The Tiferet Yehonatan explains this based on the Gemara’s statement (Yoma 75a) that the generation of Bnei Yisrael who received the Mann were not obligated in the laws of Sotah. The Gemara there discusses possible meanings of the phrase “KeZera Gad Lavan” (Bemidbar 16:31), which describes the quality of Mann, apart from the literal translation, “like a coriander seed and white.” After offering several explanations, the Gemara suggests that the words Gad and Lavan could mean that the Mann could tell (“Maggid”) the judges what the conclusion should be (“Lavan”) in a case whose facts are ambiguous. One of the examples of such ambiguous cases that the Gemara presents is a husband who claimed that his wife cheated on him, but whose wife responded that he was just trying to cheat her out of her Ketubah money. When the Mann was collected the next morning, the Omer of Mann (one person’s serving) that the wife normally received would determine who was correct. If it turned up in the house of the wife’s father, it meant that the woman had been faithful and that the husband was just trying to find a way out of presenting her with the Ketubah money she deserved. If, on the other hand, the Mann found its way into the husband’s house, it meant that she had committed the grave sin of unfaithfulness to her husband, and would therefore not receive the Ketubah money. In this miraculous way, the Mann indirectly judged an obscure case. This Gemara shows that in the generation when the Mann fell, Bnei Yisrael did not need the Mitzvah of Sotah because the Mann determined the judgment for all potential Sotah cases.
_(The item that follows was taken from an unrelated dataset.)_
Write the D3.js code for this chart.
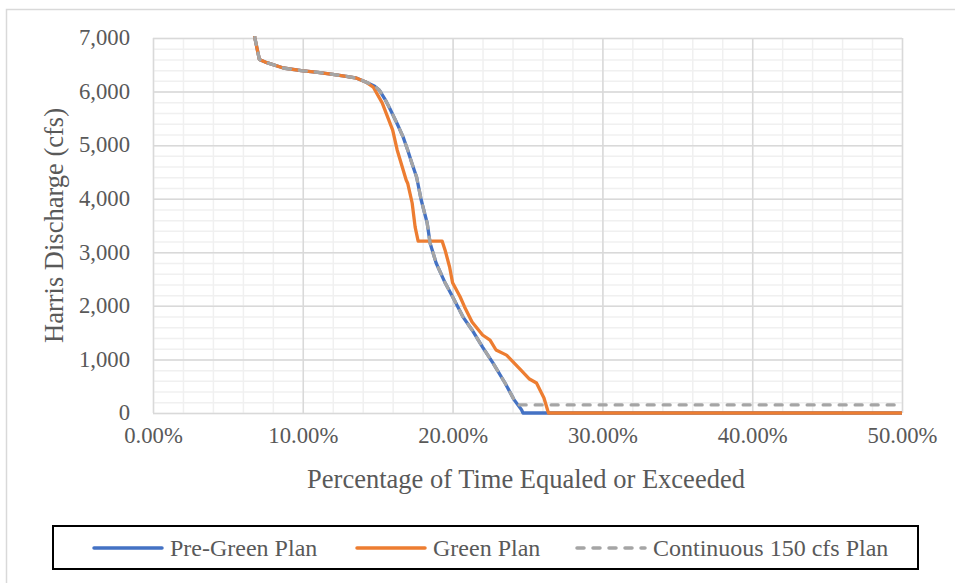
<!DOCTYPE html>
<html>
<head>
<meta charset="utf-8">
<script src="https://cdn.jsdelivr.net/npm/d3@7"></script>
<style>
  body { margin: 0; background: #fff; }
  svg { display: block; font-family: "Liberation Serif", "Times New Roman", serif; }
  .tick text { fill: #595959; font-size: 22.7px; font-family: "Liberation Serif", "Times New Roman", serif; }
  .domain { display: none; }
</style>
</head>
<body>
<svg width="955" height="583"></svg>
<script>
// percentage of time (fraction) and discharge (cfs)
const preGreenX = [0.065, 0.068, 0.071, 0.076, 0.087, 0.099, 0.110, 0.120, 0.130, 0.136, 0.142, 0.148, 0.151, 0.155, 0.158, 0.163, 0.167, 0.170, 0.173, 0.176, 0.179, 0.183, 0.185, 0.189, 0.195, 0.200, 0.207, 0.213, 0.220, 0.227, 0.235, 0.241, 0.246, 0.247, 0.500];
const preGreenY = [7600, 7000, 6600, 6540, 6440, 6390, 6360, 6320, 6280, 6250, 6180, 6100, 6030, 5850, 5690, 5400, 5150, 4910, 4650, 4400, 3980, 3550, 3170, 2800, 2430, 2170, 1790, 1550, 1230, 930, 560, 250, 60, 0, 0];

const greenX = [0.065, 0.068, 0.071, 0.076, 0.087, 0.099, 0.110, 0.120, 0.130, 0.136, 0.142, 0.147, 0.153, 0.160, 0.163, 0.169, 0.170, 0.173, 0.175, 0.177, 0.193, 0.195, 0.198, 0.200, 0.205, 0.208, 0.213, 0.220, 0.225, 0.229, 0.236, 0.245, 0.251, 0.256, 0.261, 0.264, 0.500];
const greenY = [7600, 7000, 6600, 6540, 6440, 6390, 6360, 6320, 6280, 6250, 6180, 6085, 5790, 5280, 4910, 4350, 4290, 3920, 3470, 3210, 3210, 3040, 2725, 2430, 2170, 1980, 1700, 1456, 1360, 1176, 1080, 820, 640, 560, 280, 0, 0];

const continuousX = [0.065, 0.068, 0.071, 0.076, 0.087, 0.099, 0.110, 0.120, 0.130, 0.136, 0.142, 0.148, 0.151, 0.155, 0.158, 0.163, 0.167, 0.170, 0.173, 0.176, 0.179, 0.183, 0.185, 0.189, 0.195, 0.200, 0.207, 0.213, 0.220, 0.227, 0.235, 0.241, 0.244, 0.500];
const continuousY = [7600, 7000, 6600, 6540, 6440, 6390, 6360, 6320, 6280, 6250, 6180, 6100, 6030, 5850, 5690, 5400, 5150, 4910, 4650, 4400, 3980, 3550, 3170, 2800, 2430, 2170, 1790, 1550, 1230, 930, 560, 250, 150, 150];

const seriesNames = ["Pre-Green Plan", "Green Plan", "Continuous 150 cfs Plan"];
const xTicks = [0, 0.1, 0.2, 0.3, 0.4, 0.5];
const yTicks = [0, 1000, 2000, 3000, 4000, 5000, 6000, 7000];

const svg = d3.select("svg");
const plotL = 153, plotR = 902, plotT = 38, plotB = 413;

const x = d3.scaleLinear().domain([0, 0.5]).range([plotL, plotR]);
const y = d3.scaleLinear().domain([0, 7000]).range([plotB, plotT]);

// outer chart border (runs off the right / bottom edges)
svg.append("rect")
  .attr("x", 6.5).attr("y", 9.5)
  .attr("width", 1000).attr("height", 1000)
  .attr("fill", "none").attr("stroke", "#d9d9d9").attr("stroke-width", 1.5);

// minor gridlines
const minorX = d3.range(0, 0.5001, 0.02);
const minorY = d3.range(0, 7001, 200);
svg.append("g")
  .attr("transform", `translate(0,${plotB})`)
  .call(d3.axisBottom(x).tickValues(minorX).tickSize(-(plotB - plotT)).tickFormat(""))
  .call(g => g.selectAll("line").attr("stroke", "#f0f0f0").attr("stroke-width", 1.5));
svg.append("g")
  .attr("transform", `translate(${plotL},0)`)
  .call(d3.axisLeft(y).tickValues(minorY).tickSize(-(plotR - plotL)).tickFormat(""))
  .call(g => g.selectAll("line").attr("stroke", "#f0f0f0").attr("stroke-width", 1.5));

// major gridlines + labels
svg.append("g")
  .attr("transform", `translate(0,${plotB})`)
  .call(d3.axisBottom(x).tickValues(xTicks).tickSize(-(plotB - plotT)).tickPadding(0).tickFormat(d3.format(".2%")))
  .call(g => g.selectAll("line").attr("stroke", "#d9d9d9").attr("stroke-width", 1.5))
  .call(g => g.selectAll("text").attr("y", 30).attr("dy", 0));
svg.append("g")
  .attr("transform", `translate(${plotL},0)`)
  .call(d3.axisLeft(y).tickValues(yTicks).tickSize(-(plotR - plotL)).tickFormat(d3.format(",")))
  .call(g => g.selectAll("line").attr("stroke", "#d9d9d9").attr("stroke-width", 1.5))
  .call(g => g.selectAll("text").attr("x", -23).attr("dy", "0.3em"));

// axis titles
svg.append("text")
  .attr("x", 526).attr("y", 488)
  .attr("text-anchor", "middle").attr("fill", "#595959").attr("font-size", 26.5)
  .text("Percentage of Time Equaled or Exceeded");
svg.append("text")
  .attr("transform", `translate(63,${(plotT + plotB) / 2}) rotate(-90)`)
  .attr("text-anchor", "middle").attr("fill", "#595959").attr("font-size", 26.5)
  .text("Harris Discharge (cfs)");

// lines
svg.append("clipPath").attr("id", "plot")
  .append("rect").attr("x", plotL).attr("y", plotT - 2).attr("width", plotR - plotL + 2).attr("height", plotB - plotT + 4);

const line = d3.line().x(d => x(d[0])).y(d => y(d[1]));
const zip = (xs, ys) => xs.map((v, i) => [v, ys[i]]);

const series = [
  { name: seriesNames[0], data: zip(preGreenX, preGreenY), color: "#4472c4", dash: null },
  { name: seriesNames[1], data: zip(greenX, greenY), color: "#ed7d31", dash: null },
  { name: seriesNames[2], data: zip(continuousX, continuousY), color: "#a5a5a5", dash: "7,9" }
];

const lines = svg.append("g").attr("clip-path", "url(#plot)");
series.forEach(s => {
  lines.append("path")
    .datum(s.data)
    .attr("d", line)
    .attr("fill", "none")
    .attr("stroke", s.color)
    .attr("stroke-width", 3.3)
    .attr("stroke-linejoin", "round")
    .attr("stroke-linecap", s.dash ? "round" : "butt")
    .attr("stroke-dasharray", s.dash);
});

// legend
const legend = svg.append("g");
legend.append("rect")
  .attr("x", 53).attr("y", 526).attr("width", 865).attr("height", 43)
  .attr("fill", "#fff").attr("stroke", "#000").attr("stroke-width", 2);
const legendX = [94, 357, 577];
series.forEach((s, i) => {
  const g = legend.append("g").attr("transform", `translate(${legendX[i]},548)`);
  g.append("line")
    .attr("x1", 0).attr("x2", 68).attr("y1", 0).attr("y2", 0)
    .attr("stroke", s.color).attr("stroke-width", 3.5)
    .attr("stroke-linecap", "round")
    .attr("stroke-dasharray", s.dash);
  g.append("text")
    .attr("x", 76).attr("y", 7.5)
    .attr("fill", "#595959").attr("font-size", 24)
    .text(s.name);
});
</script>
</body>
</html>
This explains that why the Midrash made its seemingly unnecessary comment. The word “Ledorot” is not trying to add future generations of Bnei Yisrael to the list of Jews who are to be given the laws of Sotah; rather, it is coming to restrict the application of these laws to only the future members of the Bnei Yisrael. The Jews to whom Moshe is speaking, however, are not actually obligated in these laws.
Perhaps we should not overlook even such simple and common Pesukim as the one quoted above – as in this case, even they can carry great significance.